Thatcher’s Massive Cojones

One of the smaller aspects of Margaret Thatcher’s unlikely rise to power is relatively unknown to Americans. That’s the story of how she became leader of the Conservative Party in 1975. And the truth of the matter is that it was an inspired strategy on her part and a huge miscalculation by her opponents. She was, truth be told, never supposed to have become party leader. It was her very unelectability that elected her. It was the mother of all bluffs.

She was, after all, a woman – and in the mid-1970s, the idea of a female prime minister was not exactly congenial to the Tory party.
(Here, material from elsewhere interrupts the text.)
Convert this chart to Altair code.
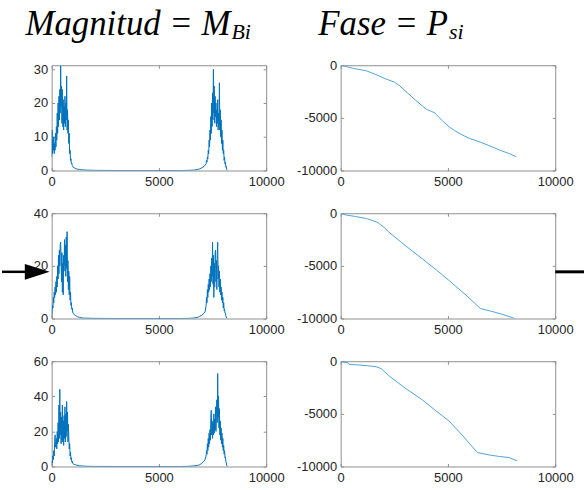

She’d had a rough time as Education Secretary in the previous government. She was a minor figure in the grand scheme of things. So when she decided to challenge former prime minister Edward Heath for leadership of the parliamentary party, she was clearly understood to be acting as what’s called a “stalking horse.” She obviously couldn’t beat Heath, but she could reveal serious erosion in his support among his fellow Tory MPs, wound him in a first ballot, allow him to pledge to resign, and then have a new contest among his rightful, more established and palatable inheritors. Her strategy, conjured by her friend Airey Neave (later murdered by the IRA on the eve of her first election), was to tell MPs to vote for her just to get rid of Heath. Then they could have a real contest.

Neave told everyone as the vote approached that she didn’t have a chance – in fact, her weakness could mean a triumph by Heath which would end any way of getting rid of him as leader before the next election. And Neave was so successful in downplaying her chances and the party was so desperate to fire Heath, and the likely successors were so scared of getting too far out in front, that she won the first round overwhelmingly. So overwhelmingly in fact that the momentum continued and she went on to defeat the establishment candidate, Willie Whitelaw, in the second round.

Old school Tory MPs thought they were using this odd female politician to get rid of a flailing and failed leader. They didn’t realize until it was too late that she had been using them. And it’s worth recalling that her time as opposition leader was not that successful. As she moved toward the right, the centrist wing of her party got more and more nervous. Chauvinists were perturbed. If Callaghan had called an election in the fall of 1978, the polls suggest he would have won. But he dithered. And she pounced.

This was a woman who took risks. And her first move for the party leadership was one of the more stunning and unexpected rewards.